#### [GIVEN EXERCISE]
Below is a listing to write out in full, exactly as given, without its pictures.
-*-
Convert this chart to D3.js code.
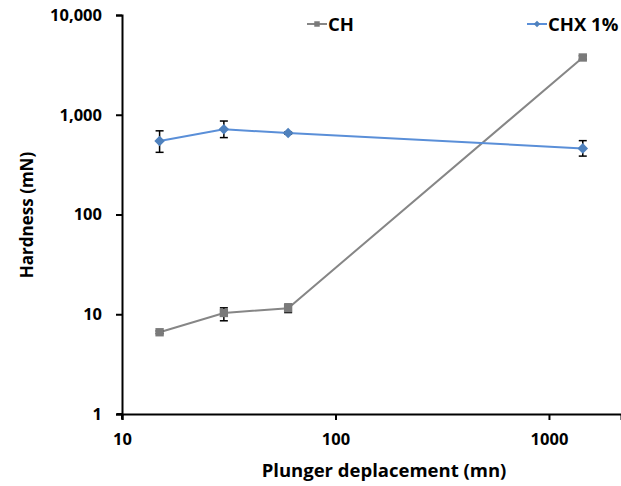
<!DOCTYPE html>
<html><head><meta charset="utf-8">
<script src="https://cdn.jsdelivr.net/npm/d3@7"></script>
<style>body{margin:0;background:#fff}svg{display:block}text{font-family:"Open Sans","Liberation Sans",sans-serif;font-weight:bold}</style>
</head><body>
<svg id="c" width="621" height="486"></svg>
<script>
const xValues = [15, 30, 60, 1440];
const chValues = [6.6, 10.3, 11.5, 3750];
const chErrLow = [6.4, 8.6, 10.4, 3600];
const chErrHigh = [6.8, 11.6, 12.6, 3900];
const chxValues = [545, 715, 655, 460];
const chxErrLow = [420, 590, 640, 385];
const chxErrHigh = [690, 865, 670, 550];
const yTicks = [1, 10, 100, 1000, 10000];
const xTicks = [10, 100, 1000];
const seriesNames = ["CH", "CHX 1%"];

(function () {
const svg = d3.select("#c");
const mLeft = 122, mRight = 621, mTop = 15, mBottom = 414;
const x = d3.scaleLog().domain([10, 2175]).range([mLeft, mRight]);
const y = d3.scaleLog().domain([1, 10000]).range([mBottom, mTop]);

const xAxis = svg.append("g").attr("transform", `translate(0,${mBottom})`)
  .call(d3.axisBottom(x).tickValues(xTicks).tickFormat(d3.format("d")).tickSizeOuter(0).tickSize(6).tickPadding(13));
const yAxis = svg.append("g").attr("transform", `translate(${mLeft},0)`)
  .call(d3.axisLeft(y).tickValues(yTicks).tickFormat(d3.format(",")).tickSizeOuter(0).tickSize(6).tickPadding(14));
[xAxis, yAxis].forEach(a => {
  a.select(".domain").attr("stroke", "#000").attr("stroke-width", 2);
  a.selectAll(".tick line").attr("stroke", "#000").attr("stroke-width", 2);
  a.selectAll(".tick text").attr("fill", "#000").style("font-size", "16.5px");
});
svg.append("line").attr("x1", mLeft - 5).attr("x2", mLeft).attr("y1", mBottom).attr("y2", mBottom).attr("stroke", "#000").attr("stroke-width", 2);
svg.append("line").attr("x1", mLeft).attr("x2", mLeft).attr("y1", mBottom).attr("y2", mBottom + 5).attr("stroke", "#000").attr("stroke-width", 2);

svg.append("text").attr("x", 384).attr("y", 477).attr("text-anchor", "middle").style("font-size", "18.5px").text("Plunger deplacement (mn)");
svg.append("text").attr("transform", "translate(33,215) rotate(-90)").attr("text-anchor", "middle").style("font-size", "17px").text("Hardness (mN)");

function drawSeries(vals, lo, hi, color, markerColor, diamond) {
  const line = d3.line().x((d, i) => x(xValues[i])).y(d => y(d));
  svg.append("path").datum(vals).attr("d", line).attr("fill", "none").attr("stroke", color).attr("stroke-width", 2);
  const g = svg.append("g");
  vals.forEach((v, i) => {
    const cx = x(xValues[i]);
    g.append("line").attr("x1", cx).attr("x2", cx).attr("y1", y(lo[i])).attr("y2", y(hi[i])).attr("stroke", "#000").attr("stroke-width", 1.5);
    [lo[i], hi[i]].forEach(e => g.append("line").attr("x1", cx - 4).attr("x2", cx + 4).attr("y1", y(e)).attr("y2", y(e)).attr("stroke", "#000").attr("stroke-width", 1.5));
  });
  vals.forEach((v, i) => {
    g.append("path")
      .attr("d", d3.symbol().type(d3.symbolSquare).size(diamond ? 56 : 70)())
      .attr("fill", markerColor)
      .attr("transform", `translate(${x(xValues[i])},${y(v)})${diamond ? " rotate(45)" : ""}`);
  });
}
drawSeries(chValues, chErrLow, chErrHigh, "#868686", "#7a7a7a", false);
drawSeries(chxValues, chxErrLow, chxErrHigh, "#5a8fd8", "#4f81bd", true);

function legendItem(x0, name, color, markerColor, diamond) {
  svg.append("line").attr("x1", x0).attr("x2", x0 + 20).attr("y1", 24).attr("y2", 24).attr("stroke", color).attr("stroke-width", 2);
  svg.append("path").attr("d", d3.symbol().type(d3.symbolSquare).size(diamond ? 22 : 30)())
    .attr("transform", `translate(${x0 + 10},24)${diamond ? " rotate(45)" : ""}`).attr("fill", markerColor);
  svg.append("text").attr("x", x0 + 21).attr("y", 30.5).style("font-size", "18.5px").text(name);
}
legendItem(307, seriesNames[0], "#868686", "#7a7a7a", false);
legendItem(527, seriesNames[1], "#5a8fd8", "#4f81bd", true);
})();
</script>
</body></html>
-*-
#### [SOLUTION TO THIS EXERCISE]
Convert this chart to D3.js code.
<!DOCTYPE html>
<html><head><meta charset="utf-8">
<script src="https://cdn.jsdelivr.net/npm/d3@7"></script>
<style>body{margin:0;background:#fff}svg{display:block}text{font-family:"Open Sans","Liberation Sans",sans-serif;font-weight:bold}</style>
</head><body>
<svg id="c" width="621" height="486"></svg>
<script>
const xValues = [15, 30, 60, 1440];
const chValues = [6.6, 10.3, 11.5, 3750];
const chErrLow = [6.4, 8.6, 10.4, 3600];
const chErrHigh = [6.8, 11.6, 12.6, 3900];
const chxValues = [545, 715, 655, 460];
const chxErrLow = [420, 590, 640, 385];
const chxErrHigh = [690, 865, 670, 550];
const yTicks = [1, 10, 100, 1000, 10000];
const xTicks = [10, 100, 1000];
const seriesNames = ["CH", "CHX 1%"];

(function () {
const svg = d3.select("#c");
const mLeft = 122, mRight = 621, mTop = 15, mBottom = 414;
const x = d3.scaleLog().domain([10, 2175]).range([mLeft, mRight]);
const y = d3.scaleLog().domain([1, 10000]).range([mBottom, mTop]);

const xAxis = svg.append("g").attr("transform", `translate(0,${mBottom})`)
  .call(d3.axisBottom(x).tickValues(xTicks).tickFormat(d3.format("d")).tickSizeOuter(0).tickSize(6).tickPadding(13));
const yAxis = svg.append("g").attr("transform", `translate(${mLeft},0)`)
  .call(d3.axisLeft(y).tickValues(yTicks).tickFormat(d3.format(",")).tickSizeOuter(0).tickSize(6).tickPadding(14));
[xAxis, yAxis].forEach(a => {
  a.select(".domain").attr("stroke", "#000").attr("stroke-width", 2);
  a.selectAll(".tick line").attr("stroke", "#000").attr("stroke-width", 2);
  a.selectAll(".tick text").attr("fill", "#000").style("font-size", "16.5px");
});
svg.append("line").attr("x1", mLeft - 5).attr("x2", mLeft).attr("y1", mBottom).attr("y2", mBottom).attr("stroke", "#000").attr("stroke-width", 2);
svg.append("line").attr("x1", mLeft).attr("x2", mLeft).attr("y1", mBottom).attr("y2", mBottom + 5).attr("stroke", "#000").attr("stroke-width", 2);

svg.append("text").attr("x", 384).attr("y", 477).attr("text-anchor", "middle").style("font-size", "18.5px").text("Plunger deplacement (mn)");
svg.append("text").attr("transform", "translate(33,215) rotate(-90)").attr("text-anchor", "middle").style("font-size", "17px").text("Hardness (mN)");

function drawSeries(vals, lo, hi, color, markerColor, diamond) {
  const line = d3.line().x((d, i) => x(xValues[i])).y(d => y(d));
  svg.append("path").datum(vals).attr("d", line).attr("fill", "none").attr("stroke", color).attr("stroke-width", 2);
  const g = svg.append("g");
  vals.forEach((v, i) => {
    const cx = x(xValues[i]);
    g.append("line").attr("x1", cx).attr("x2", cx).attr("y1", y(lo[i])).attr("y2", y(hi[i])).attr("stroke", "#000").attr("stroke-width", 1.5);
    [lo[i], hi[i]].forEach(e => g.append("line").attr("x1", cx - 4).attr("x2", cx + 4).attr("y1", y(e)).attr("y2", y(e)).attr("stroke", "#000").attr("stroke-width", 1.5));
  });
  vals.forEach((v, i) => {
    g.append("path")
      .attr("d", d3.symbol().type(d3.symbolSquare).size(diamond ? 56 : 70)())
      .attr("fill", markerColor)
      .attr("transform", `translate(${x(xValues[i])},${y(v)})${diamond ? " rotate(45)" : ""}`);
  });
}
drawSeries(chValues, chErrLow, chErrHigh, "#868686", "#7a7a7a", false);
drawSeries(chxValues, chxErrLow, chxErrHigh, "#5a8fd8", "#4f81bd", true);

function legendItem(x0, name, color, markerColor, diamond) {
  svg.append("line").attr("x1", x0).attr("x2", x0 + 20).attr("y1", 24).attr("y2", 24).attr("stroke", color).attr("stroke-width", 2);
  svg.append("path").attr("d", d3.symbol().type(d3.symbolSquare).size(diamond ? 22 : 30)())
    .attr("transform", `translate(${x0 + 10},24)${diamond ? " rotate(45)" : ""}`).attr("fill", markerColor);
  svg.append("text").attr("x", x0 + 21).attr("y", 30.5).style("font-size", "18.5px").text(name);
}
legendItem(307, seriesNames[0], "#868686", "#7a7a7a", false);
legendItem(527, seriesNames[1], "#5a8fd8", "#4f81bd", true);
})();
</script>
</body></html>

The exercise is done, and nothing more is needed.